At first, estate planning can seem a bit much. It can be hard to know where to start and what all you need to know. But once you enlist an experienced attorney to act as a guide through the process and go through executing your plan (making it official), you can breath easy. The great news? Once you have your estate plan in place, it never expires. But, it’s not enough just to have an estate plan—you need to keep it current so it reflects changes in your life, as well as changes in applicable laws. Just to take two examples, an outdated estate plan can more easily be challenged in probate court. or create tensions among family members, than one that reflects your current situation.
Ensuring your estate plan is up-to-date is especially important when major changes occur in your life. Here are a few of them:
- Your marital status changes through marriage or divorce.
- You might not want a former spouse to inherit any of your assets, but it could happen if your estate plan is not properly revised.
- You have kids (or more grandkids) as this could change your distribution model.
- Make sure that your children are represented by a trustworthy guardian in case something happens to you. You will also want to add any additional children as beneficiaries.
- Your financial situation significantly changes.

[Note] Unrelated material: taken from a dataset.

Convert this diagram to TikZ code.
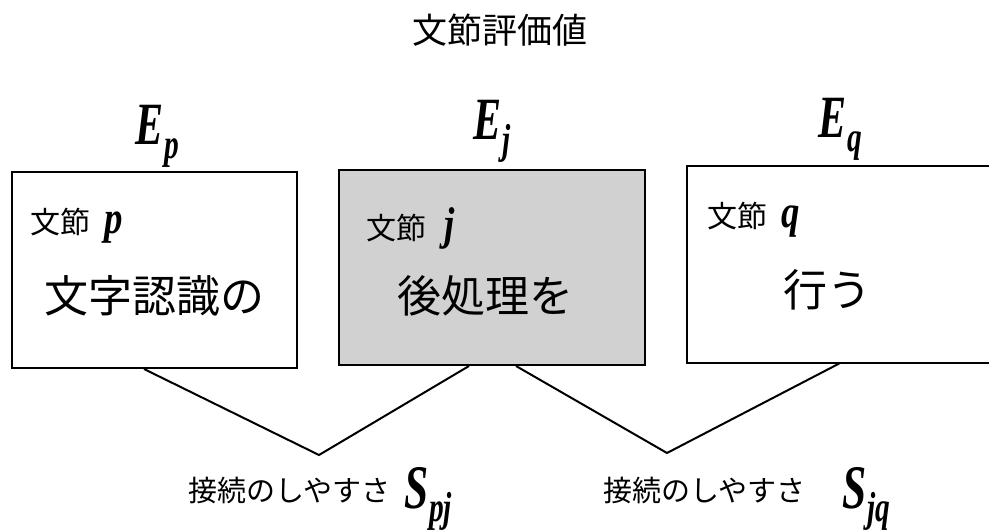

- Your estate plan and its distributions will need to be revised to take into consideration any changes in your income. Did you inherit money or valuable assets? Is your career is suddenly flourishing? Maybe you experienced something that’s called “a liquidity event”—that is, you’re flush with cash from winning the lottery or selling a successful business. Don’t let your good fortune evaporate by ignoring your estate plan.
- A beneficiary or legal representative dies or becomes unable to fulfill his or her duties.
- Keep the list of the beneficiaries, guardians, trustees, executors, and agents named in your estate current.
- You relocate to a different state (or country) or you acquire property in another state.
- Laws governing wills and probate vary from state to state. So, if you buy property in another state and/or set-up a secondary residence, this needs to be reflected in your estate plan. Are you a snowbird who heads to your house in southern Texas every cold Iowa winter? Make sure the Lone State property is in your estate plan. It can be a huge hassle if your will doesn’t address all of your real estate, not to mention expensive.
I advise clients to review their estate plans every year. If there are any updates or questions it’s recommended that folks meet with their lawyer and other professional advisors. Some clients like to do this around the first of the year, while others prefer picking a date that’s easy to remember, like a birthday or anniversary. Any date will work— the important thing is to do it. Don’t be late, keep your estate plan up-to-date!